▶ _TO DO_
Write out the material exactly, leaving every picture behind.

--

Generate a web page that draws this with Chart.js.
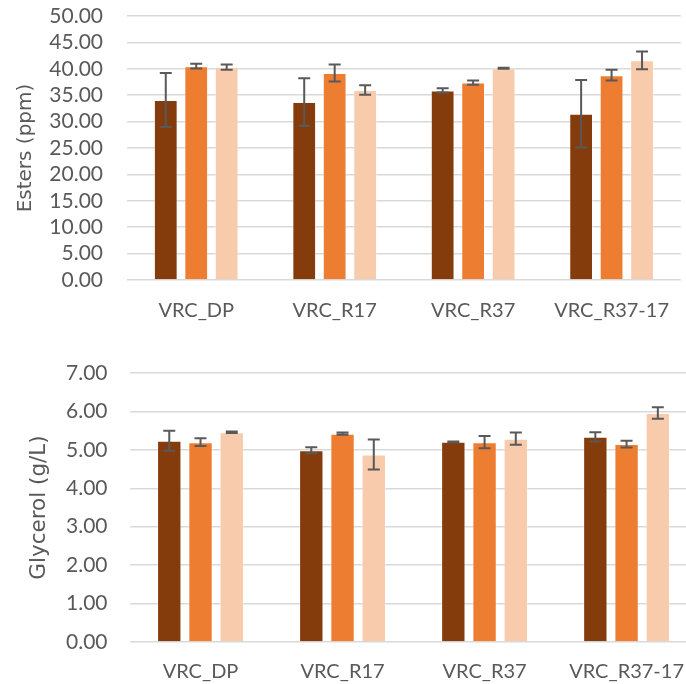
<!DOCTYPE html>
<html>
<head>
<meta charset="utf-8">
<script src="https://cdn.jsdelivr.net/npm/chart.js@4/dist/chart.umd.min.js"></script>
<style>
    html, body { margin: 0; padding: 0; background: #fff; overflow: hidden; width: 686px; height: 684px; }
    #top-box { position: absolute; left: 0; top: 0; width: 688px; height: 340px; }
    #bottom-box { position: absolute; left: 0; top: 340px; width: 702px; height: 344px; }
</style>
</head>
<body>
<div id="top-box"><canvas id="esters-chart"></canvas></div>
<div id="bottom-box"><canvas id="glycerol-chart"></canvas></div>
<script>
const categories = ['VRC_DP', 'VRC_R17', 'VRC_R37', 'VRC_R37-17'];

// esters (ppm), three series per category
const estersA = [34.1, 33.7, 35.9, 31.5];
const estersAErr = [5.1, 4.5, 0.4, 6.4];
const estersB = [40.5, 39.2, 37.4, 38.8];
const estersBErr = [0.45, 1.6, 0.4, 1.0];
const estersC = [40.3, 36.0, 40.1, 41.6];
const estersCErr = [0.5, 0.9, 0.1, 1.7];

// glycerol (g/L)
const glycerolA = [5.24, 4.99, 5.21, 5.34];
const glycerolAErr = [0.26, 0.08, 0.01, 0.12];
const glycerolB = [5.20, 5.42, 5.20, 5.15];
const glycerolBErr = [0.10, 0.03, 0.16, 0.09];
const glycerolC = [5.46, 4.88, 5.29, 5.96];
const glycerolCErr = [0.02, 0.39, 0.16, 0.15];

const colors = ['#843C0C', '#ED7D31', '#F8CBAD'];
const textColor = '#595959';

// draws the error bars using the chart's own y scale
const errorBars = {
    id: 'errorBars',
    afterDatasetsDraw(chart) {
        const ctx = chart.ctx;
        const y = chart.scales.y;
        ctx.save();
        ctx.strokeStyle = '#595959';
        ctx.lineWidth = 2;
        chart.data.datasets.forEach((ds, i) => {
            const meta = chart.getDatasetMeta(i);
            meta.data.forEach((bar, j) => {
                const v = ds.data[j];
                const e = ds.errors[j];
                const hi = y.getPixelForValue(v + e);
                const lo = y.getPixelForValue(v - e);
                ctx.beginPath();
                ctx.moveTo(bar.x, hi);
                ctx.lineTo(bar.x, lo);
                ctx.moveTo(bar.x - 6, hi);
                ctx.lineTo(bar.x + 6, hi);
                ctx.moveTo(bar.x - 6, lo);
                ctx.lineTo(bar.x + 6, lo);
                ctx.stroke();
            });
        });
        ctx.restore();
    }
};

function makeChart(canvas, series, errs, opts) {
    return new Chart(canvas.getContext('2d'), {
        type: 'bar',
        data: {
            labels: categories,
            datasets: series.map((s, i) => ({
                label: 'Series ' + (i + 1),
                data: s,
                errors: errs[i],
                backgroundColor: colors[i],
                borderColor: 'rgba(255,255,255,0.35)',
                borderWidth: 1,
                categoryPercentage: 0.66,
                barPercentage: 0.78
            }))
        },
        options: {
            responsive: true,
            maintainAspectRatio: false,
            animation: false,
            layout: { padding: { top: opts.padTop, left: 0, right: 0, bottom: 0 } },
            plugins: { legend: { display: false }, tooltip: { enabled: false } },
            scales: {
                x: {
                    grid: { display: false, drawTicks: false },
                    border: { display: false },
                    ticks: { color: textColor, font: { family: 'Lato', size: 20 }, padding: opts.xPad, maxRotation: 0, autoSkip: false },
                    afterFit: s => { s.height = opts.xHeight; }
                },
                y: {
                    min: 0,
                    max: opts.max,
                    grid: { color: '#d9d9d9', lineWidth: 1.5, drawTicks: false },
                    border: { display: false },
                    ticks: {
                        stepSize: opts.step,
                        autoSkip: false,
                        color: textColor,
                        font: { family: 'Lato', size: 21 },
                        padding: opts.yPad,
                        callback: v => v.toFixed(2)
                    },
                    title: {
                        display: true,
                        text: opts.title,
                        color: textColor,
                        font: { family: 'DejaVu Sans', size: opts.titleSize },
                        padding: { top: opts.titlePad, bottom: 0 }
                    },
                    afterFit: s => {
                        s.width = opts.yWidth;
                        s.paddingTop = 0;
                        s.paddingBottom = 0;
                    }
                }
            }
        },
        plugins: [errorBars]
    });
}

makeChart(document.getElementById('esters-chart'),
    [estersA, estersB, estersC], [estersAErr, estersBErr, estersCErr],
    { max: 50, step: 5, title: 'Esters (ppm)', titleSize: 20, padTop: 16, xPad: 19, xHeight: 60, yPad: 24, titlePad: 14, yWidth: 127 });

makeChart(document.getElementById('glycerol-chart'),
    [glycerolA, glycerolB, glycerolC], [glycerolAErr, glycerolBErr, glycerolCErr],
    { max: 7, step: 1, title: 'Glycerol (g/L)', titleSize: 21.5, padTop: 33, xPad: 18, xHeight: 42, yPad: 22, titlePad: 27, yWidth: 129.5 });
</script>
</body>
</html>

--

▶ _REPLY_
Generate a web page that draws this with Chart.js.
<!DOCTYPE html>
<html>
<head>
<meta charset="utf-8">
<script src="https://cdn.jsdelivr.net/npm/chart.js@4/dist/chart.umd.min.js"></script>
<style>
    html, body { margin: 0; padding: 0; background: #fff; overflow: hidden; width: 686px; height: 684px; }
    #top-box { position: absolute; left: 0; top: 0; width: 688px; height: 340px; }
    #bottom-box { position: absolute; left: 0; top: 340px; width: 702px; height: 344px; }
</style>
</head>
<body>
<div id="top-box"><canvas id="esters-chart"></canvas></div>
<div id="bottom-box"><canvas id="glycerol-chart"></canvas></div>
<script>
const categories = ['VRC_DP', 'VRC_R17', 'VRC_R37', 'VRC_R37-17'];

// esters (ppm), three series per category
const estersA = [34.1, 33.7, 35.9, 31.5];
const estersAErr = [5.1, 4.5, 0.4, 6.4];
const estersB = [40.5, 39.2, 37.4, 38.8];
const estersBErr = [0.45, 1.6, 0.4, 1.0];
const estersC = [40.3, 36.0, 40.1, 41.6];
const estersCErr = [0.5, 0.9, 0.1, 1.7];

// glycerol (g/L)
const glycerolA = [5.24, 4.99, 5.21, 5.34];
const glycerolAErr = [0.26, 0.08, 0.01, 0.12];
const glycerolB = [5.20, 5.42, 5.20, 5.15];
const glycerolBErr = [0.10, 0.03, 0.16, 0.09];
const glycerolC = [5.46, 4.88, 5.29, 5.96];
const glycerolCErr = [0.02, 0.39, 0.16, 0.15];

const colors = ['#843C0C', '#ED7D31', '#F8CBAD'];
const textColor = '#595959';

// draws the error bars using the chart's own y scale
const errorBars = {
    id: 'errorBars',
    afterDatasetsDraw(chart) {
        const ctx = chart.ctx;
        const y = chart.scales.y;
        ctx.save();
        ctx.strokeStyle = '#595959';
        ctx.lineWidth = 2;
        chart.data.datasets.forEach((ds, i) => {
            const meta = chart.getDatasetMeta(i);
            meta.data.forEach((bar, j) => {
                const v = ds.data[j];
                const e = ds.errors[j];
                const hi = y.getPixelForValue(v + e);
                const lo = y.getPixelForValue(v - e);
                ctx.beginPath();
                ctx.moveTo(bar.x, hi);
                ctx.lineTo(bar.x, lo);
                ctx.moveTo(bar.x - 6, hi);
                ctx.lineTo(bar.x + 6, hi);
                ctx.moveTo(bar.x - 6, lo);
                ctx.lineTo(bar.x + 6, lo);
                ctx.stroke();
            });
        });
        ctx.restore();
    }
};

function makeChart(canvas, series, errs, opts) {
    return new Chart(canvas.getContext('2d'), {
        type: 'bar',
        data: {
            labels: categories,
            datasets: series.map((s, i) => ({
                label: 'Series ' + (i + 1),
                data: s,
                errors: errs[i],
                backgroundColor: colors[i],
                borderColor: 'rgba(255,255,255,0.35)',
                borderWidth: 1,
                categoryPercentage: 0.66,
                barPercentage: 0.78
            }))
        },
        options: {
            responsive: true,
            maintainAspectRatio: false,
            animation: false,
            layout: { padding: { top: opts.padTop, left: 0, right: 0, bottom: 0 } },
            plugins: { legend: { display: false }, tooltip: { enabled: false } },
            scales: {
                x: {
                    grid: { display: false, drawTicks: false },
                    border: { display: false },
                    ticks: { color: textColor, font: { family: 'Lato', size: 20 }, padding: opts.xPad, maxRotation: 0, autoSkip: false },
                    afterFit: s => { s.height = opts.xHeight; }
                },
                y: {
                    min: 0,
                    max: opts.max,
                    grid: { color: '#d9d9d9', lineWidth: 1.5, drawTicks: false },
                    border: { display: false },
                    ticks: {
                        stepSize: opts.step,
                        autoSkip: false,
                        color: textColor,
                        font: { family: 'Lato', size: 21 },
                        padding: opts.yPad,
                        callback: v => v.toFixed(2)
                    },
                    title: {
                        display: true,
                        text: opts.title,
                        color: textColor,
                        font: { family: 'DejaVu Sans', size: opts.titleSize },
                        padding: { top: opts.titlePad, bottom: 0 }
                    },
                    afterFit: s => {
                        s.width = opts.yWidth;
                        s.paddingTop = 0;
                        s.paddingBottom = 0;
                    }
                }
            }
        },
        plugins: [errorBars]
    });
}

makeChart(document.getElementById('esters-chart'),
    [estersA, estersB, estersC], [estersAErr, estersBErr, estersCErr],
    { max: 50, step: 5, title: 'Esters (ppm)', titleSize: 20, padTop: 16, xPad: 19, xHeight: 60, yPad: 24, titlePad: 14, yWidth: 127 });

makeChart(document.getElementById('glycerol-chart'),
    [glycerolA, glycerolB, glycerolC], [glycerolAErr, glycerolBErr, glycerolCErr],
    { max: 7, step: 1, title: 'Glycerol (g/L)', titleSize: 21.5, padTop: 33, xPad: 18, xHeight: 42, yPad: 22, titlePad: 27, yWidth: 129.5 });
</script>
</body>
</html>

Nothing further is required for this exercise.